6. People Will Sometimes Let You Down
Because the world does not revolve around us, and because everyone is a little selfish, we can learn that other people will let us down and that we should not take it too personally. Too often people put all of their eggs in their friends unwilling basket, falsely perceiving themselves to be important enough to offer this burden, only to complain when the friend does not follow the order correctly. We should try and do each other favors by all means, help each other out human to human; but we must understand when people let us down…
7. Some People Aren’t Worth The Hassle
Unless of course someone repeatedly lets us down, to the point where it is obvious you amount to nothing in their universe. It happens, and still we feel we should invest time and energy into their approval. Second chances are great, and there is never a need to be stubborn, but relationships should be positive in nature. I think we can learn from anyone, even people we do not get along with. That does not mean I tirelessly pursue their company. When someone is not worth the hassle it is best to accept it and move on.
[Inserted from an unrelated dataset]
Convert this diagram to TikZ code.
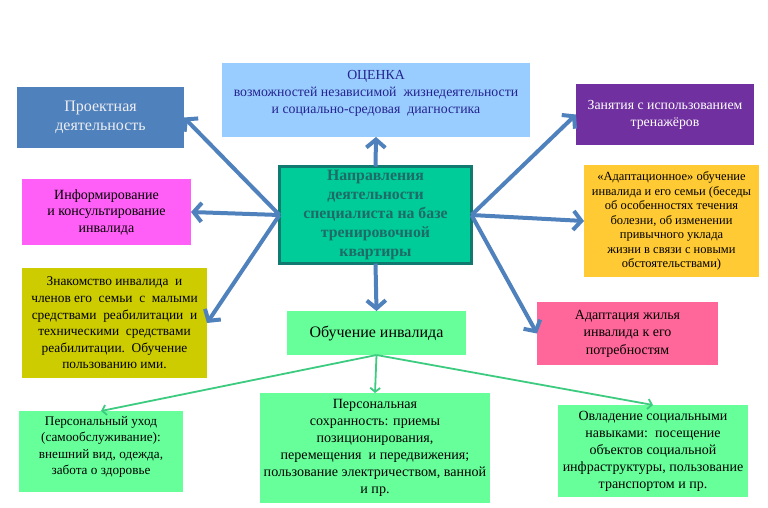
\documentclass[tikz,border=0pt]{standalone}
\usepackage{fontspec}
\setmainfont{Liberation Serif}
\usetikzlibrary{arrows.meta,calc}
\definecolor{cProj}{HTML}{4F81BD}
\definecolor{cProjT}{HTML}{EEEEF2}
\definecolor{cOcen}{HTML}{99CCFF}
\definecolor{cOcenT}{HTML}{24248F}
\definecolor{cZan}{HTML}{7030A0}
\definecolor{cAdapt}{HTML}{FFCA33}
\definecolor{cInf}{HTML}{FF5EF7}
\definecolor{cCen}{HTML}{00CC99}
\definecolor{cCenB}{HTML}{117A70}
\definecolor{cCenT}{HTML}{1F6B66}
\definecolor{cZnak}{HTML}{CCCC00}
\definecolor{cGreen}{HTML}{66FF99}
\definecolor{cPink}{HTML}{FF6699}
\definecolor{cBlueA}{HTML}{4F81BD}
\definecolor{cGreenA}{HTML}{3DCB80}
\begin{document}
\begin{tikzpicture}[x=1pt,y=-1pt,
  box/.style={rectangle,inner sep=0pt,outer sep=0pt,align=center,text=black},
  txt/.style={inner sep=0pt,align=center},
  bluearrow/.style={draw=cBlueA,line width=4pt,-{Straight Barb[length=8pt,width=19pt]}},
  greenarrow/.style={draw=cGreenA,line width=1.8pt,-{Straight Barb[length=4pt,width=10pt]}}]
\useasboundingbox (0,0) rectangle (768,507);
\fill[white] (0,0) rectangle (768,507);

% boxes
\node[box,fill=cProj,text=cProjT,minimum width=167pt,minimum height=61pt,font=\fontsize{16}{19.5}\selectfont] (proj) at (100.5,117.5) {Проектная\\деятельность};
\node[box,fill=cOcen,minimum width=308pt,minimum height=74pt] (ocen) at (376,100) {};
\node[txt,text=cOcenT,font=\fontsize{13.8}{17}\selectfont] (ocentext) at (376,93) {ОЦЕНКА\\возможностей независимой\ \ жизнедеятельности\\и социально-средовая\ \ диагностика};
\node[box,fill=cZan,text=white,minimum width=178pt,minimum height=61pt,font=\fontsize{13.8}{17}\selectfont] (zan) at (665,114.5) {Занятия с использованием\\тренажёров};
\node[box,fill=cAdapt,minimum width=175pt,minimum height=112pt,font=\fontsize{12.5}{14.5}\selectfont] (adapt) at (671.5,221) {«Адаптационное» обучение\\инвалида и его семьи (беседы\\об особенностях течения\\болезни, об изменении\\привычного уклада\\жизни в связи с новыми\\обстоятельствами)};
\node[box,fill=cInf,minimum width=169pt,minimum height=66pt,font=\fontsize{14}{16.5}\selectfont] (inf) at (106.5,212) {Информирование\\и консультирование\\инвалида};
\node[box,fill=cCen,draw=cCenB,line width=3pt,minimum width=192pt,minimum height=97pt,text=cCenT,font=\bfseries\fontsize{15.8}{19.2}\selectfont] (c) at (375.5,215) {Направления\\деятельности\\специалиста на базе\\тренировочной\\квартиры};
\node[box,fill=cZnak,minimum width=185pt,minimum height=110pt,font=\fontsize{13.4}{16.6}\selectfont] (znak) at (114.5,323) {Знакомство инвалида\ \ и\\членов его\ \ семьи\ \ с\ \ малыми\\средствами\ \ реабилитации\ \ и\\техническими\ \ средствами\\реабилитации.\ \ Обучение\\пользованию ими.};
\node[box,fill=cGreen,minimum width=179pt,minimum height=44pt,font=\fontsize{16}{19}\selectfont] (obuch) at (376.5,333) {Обучение инвалида};
\node[box,fill=cPink,minimum width=181pt,minimum height=63pt,font=\fontsize{14}{17.5}\selectfont] (adzh) at (627.5,333.5) {Адаптация\ жилья\\инвалида к его\\потребностям};
\node[box,fill=cGreen,minimum width=164pt,minimum height=81pt] (peruh) at (101,451.5) {};
\node[txt,font=\fontsize{13.2}{16.3}\selectfont] (peruhtext) at (101,447) {Персональный уход\\(самообслуживание):\\внешний вид, одежда,\\забота о здоровье};
\node[box,fill=cGreen,minimum width=230pt,minimum height=110pt,font=\fontsize{14.1}{17}\selectfont] (persoh) at (375,448) {Персональная\\сохранность: приемы\\позиционирования,\\перемещения\ \ и передвижения;\\пользование электричеством,\ ванной\\и пр.};
\node[box,fill=cGreen,minimum width=190pt,minimum height=92pt,font=\fontsize{14}{17}\selectfont] (ovl) at (653,451) {Овладение социальными\\навыками:\ \ посещение\\объектов социальной\\инфраструктуры, пользование\\транспортом и пр.};

% blue arrows
\draw[bluearrow] (c.north) -- (ocen.south);
\draw[bluearrow] (c.west) -- (proj.east);
\draw[bluearrow] (c.west) -- (inf.east);
\draw[bluearrow] (c.west) -- (znak.east);
\draw[bluearrow] (c.east) -- (zan.west);
\draw[bluearrow] (c.east) -- (adapt.west);
\draw[bluearrow] (c.east) -- (adzh.west);
\draw[bluearrow] (c.south) -- (obuch.north);

% green arrows
\draw[greenarrow] (obuch.south) -- (peruh.north);
\draw[greenarrow] (obuch.south) -- (persoh.north);
\draw[greenarrow] (obuch.south) -- (ovl.north);
\end{tikzpicture}
\end{document}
8. We Have Been Conditioned
We have all been conditioned! Shock, shock, horror, can you believe it? There is nothing mystical or conspiratorial about this. Conditioning is simply a word to describe how our brain has been taught to think since we were born; if it were not one way it would be another. What is important is to understand that we can choose to rewire ourselves to think in a different way; to change how we have been taught to see the world, and transform it into something more relevant to our ever-actualizing self. We can stop listening to what we do not agree with, and work to understand ourselves. Our conditioning effects how we perceive, how we talk, act, dress, behave in public, even how we walk. If you do not believe me then I invite you to go skipping through the street dressed like a badger singing nursery rhymes. Okay, extreme example but I hope you get me. Ever since I realized the extent of my conditioning my life has improved dramatically; I feel more free to express myself, walk a bit looser, talk a bit faster, behave a little more “out of line Sir.”
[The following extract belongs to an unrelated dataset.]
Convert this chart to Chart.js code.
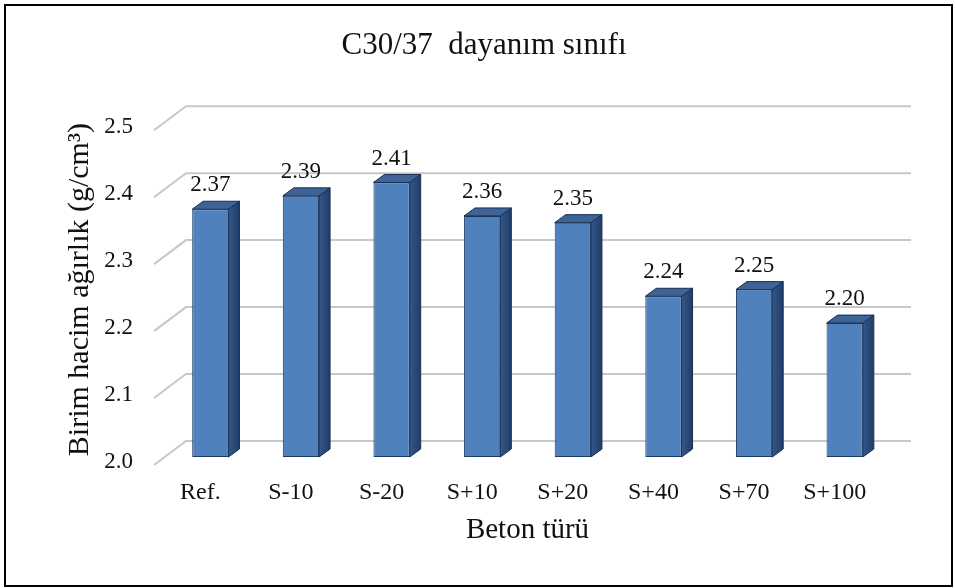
<!DOCTYPE html>
<html>
<head>
<meta charset="utf-8">
<script src="https://cdn.jsdelivr.net/npm/chart.js@4.4.1/dist/chart.umd.min.js"></script>
<style>
  html, body { margin: 0; padding: 0; background: #fff; }
  canvas { display: block; }
</style>
</head>
<body>
<canvas id="densityChart" width="955" height="588"></canvas>
<script>
const categories = ["Ref.", "S-10", "S-20", "S+10", "S+20", "S+40", "S+70", "S+100"];
const unitWeights = [2.37, 2.39, 2.41, 2.36, 2.35, 2.24, 2.25, 2.20];
const yTicks = [2.0, 2.1, 2.2, 2.3, 2.4, 2.5];

const serif = "'Liberation Serif', 'Times New Roman', serif";
const textColor = "#111";

// depth of the 3d bars, and offset of the back wall from the bar plane
const DX = 11, DY = 8;
const WALL_X = 21, WALL_Y = 16;

const frame = {
  id: "frame",
  afterDraw(chart) {
    const { ctx } = chart;
    ctx.save();
    ctx.strokeStyle = "#000";
    ctx.lineWidth = 2;
    ctx.strokeRect(5, 5, 947, 581);
    ctx.restore();
  },
};

const depthGrid = {
  id: "depthGrid",
  beforeDatasetsDraw(chart) {
    const { ctx, chartArea } = chart;
    const y = chart.scales.y;
    ctx.save();
    ctx.strokeStyle = "#c8c8c8";
    ctx.lineWidth = 2;
    y.ticks.forEach((t) => {
      const py = y.getPixelForValue(t.value);
      ctx.beginPath();
      ctx.moveTo(chartArea.left - DX, py + DY);
      ctx.lineTo(chartArea.left + WALL_X, py - WALL_Y);
      ctx.lineTo(chartArea.right + WALL_X, py - WALL_Y);
      ctx.stroke();
    });
    ctx.restore();
  },
};

const bars3d = {
  id: "bars3d",
  afterDatasetsDraw(chart) {
    const { ctx, chartArea } = chart;
    const meta = chart.getDatasetMeta(0);
    ctx.save();
    ctx.lineWidth = 1;
    ctx.strokeStyle = "#172f52";
    meta.data.forEach((bar, i) => {
      const { x, y, base, width } = bar.getProps(["x", "y", "base", "width"], true);
      const b = Math.min(base, chartArea.bottom);
      const l = x - width / 2;
      const r = x + width / 2;

      // side face
      const side = ctx.createLinearGradient(r, 0, r + DX, 0);
      side.addColorStop(0, "#34588a");
      side.addColorStop(1, "#203d66");
      ctx.fillStyle = side;
      ctx.beginPath();
      ctx.moveTo(r, y);
      ctx.lineTo(r + DX, y - DY);
      ctx.lineTo(r + DX, b - DY);
      ctx.lineTo(r, b);
      ctx.closePath();
      ctx.fill();
      ctx.stroke();

      // top face
      ctx.fillStyle = "#3d6397";
      ctx.beginPath();
      ctx.moveTo(l, y);
      ctx.lineTo(l + DX, y - DY);
      ctx.lineTo(r + DX, y - DY);
      ctx.lineTo(r, y);
      ctx.closePath();
      ctx.fill();
      ctx.stroke();

      // value label
      ctx.fillStyle = textColor;
      ctx.font = "23px " + serif;
      ctx.textAlign = "center";
      ctx.textBaseline = "middle";
      ctx.fillText(unitWeights[i].toFixed(2), x, y - 24);
    });
    ctx.restore();
  },
};

function frontFill(context) {
  const bar = context.element;
  if (!bar || bar.x === undefined) return "#4f81bd";
  const g = context.chart.ctx.createLinearGradient(bar.x - bar.width / 2, 0, bar.x + bar.width / 2, 0);
  g.addColorStop(0, "#5b8dca");
  g.addColorStop(0.3, "#4f81bd");
  g.addColorStop(1, "#4677b2");
  return g;
}

new Chart(document.getElementById("densityChart"), {
  type: "bar",
  data: {
    labels: categories,
    datasets: [
      {
        data: unitWeights,
        base: yTicks[0],
        backgroundColor: frontFill,
        borderColor: "#1f3a63",
        borderWidth: 1,
        borderSkipped: false,
        barPercentage: 1,
        categoryPercentage: 0.4,
      },
    ],
  },
  options: {
    responsive: false,
    animation: false,
    layout: { padding: { top: 0, right: 0, bottom: 0, left: 13 } },
    plugins: {
      legend: { display: false },
      tooltip: { enabled: false },
      title: {
        display: true,
        text: "C30/37  dayanım sınıfı",
        color: textColor,
        font: { family: serif, size: 31, weight: "normal" },
        padding: { top: 27, bottom: 58 },
      },
    },
    scales: {
      x: {
        grid: { display: false, drawTicks: false },
        border: { display: false },
        ticks: {
          color: textColor,
          font: { family: serif, size: 24 },
          padding: 21,
          labelOffset: -10,
        },
        title: {
          display: true,
          text: "Beton türü",
          color: textColor,
          font: { family: serif, size: 29 },
          padding: { top: 0, bottom: 40 },
        },
        afterFit(s) {
          s.height = 131;
        },
      },
      y: {
        min: 2.0,
        max: 2.5,
        afterBuildTicks(s) {
          s.ticks = yTicks.map((v) => ({ value: v }));
        },
        grid: { display: false, drawTicks: false },
        border: { display: false },
        ticks: {
          color: textColor,
          font: { family: serif, size: 23 },
          padding: 32,
          labelOffset: 5,
          callback: (v) => Number(v).toFixed(1),
        },
        title: {
          display: true,
          text: "Birim hacim ağırlık (g/cm³)",
          color: textColor,
          font: { family: serif, size: 30 },
          padding: { top: 49, bottom: 0 },
        },
        afterFit(s) {
          s.width = 152;
        },
      },
      yRight: {
        position: "right",
        display: true,
        grid: { display: false, drawTicks: false },
        border: { display: false },
        ticks: { display: false },
        afterFit(s) {
          s.width = 65;
        },
      },
    },
  },
  plugins: [frame, depthGrid, bars3d],
});
</script>
</body>
</html>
9. Practice Really Does Make Perfect
Nothing beats practice. We can have natural abilities, but for the most part we need to put time and effort into being good. Nothing comes straight away with perfection, and all of the people who are at the top of their respective game are there because they did it every day. The only real question that remains is what to dedicate our learning time to.
10. Everyone Dies
It is perhaps considered the harshest of truths, but it is also the one that effects each of our lives the most. Our notion of time, and more specifically the limited amount of it that we have alive, is what gives us the drive to even get out of bed in the morning. Death gives value to life by making it precious. We must accept death as much as possible, and see it as something that is intimately connected to life. This can help us to accept the death of loved ones, to embrace the gift of life that we have before us, and to accept that one day it will also be our turn. Until then I am going to keep on making the most of it!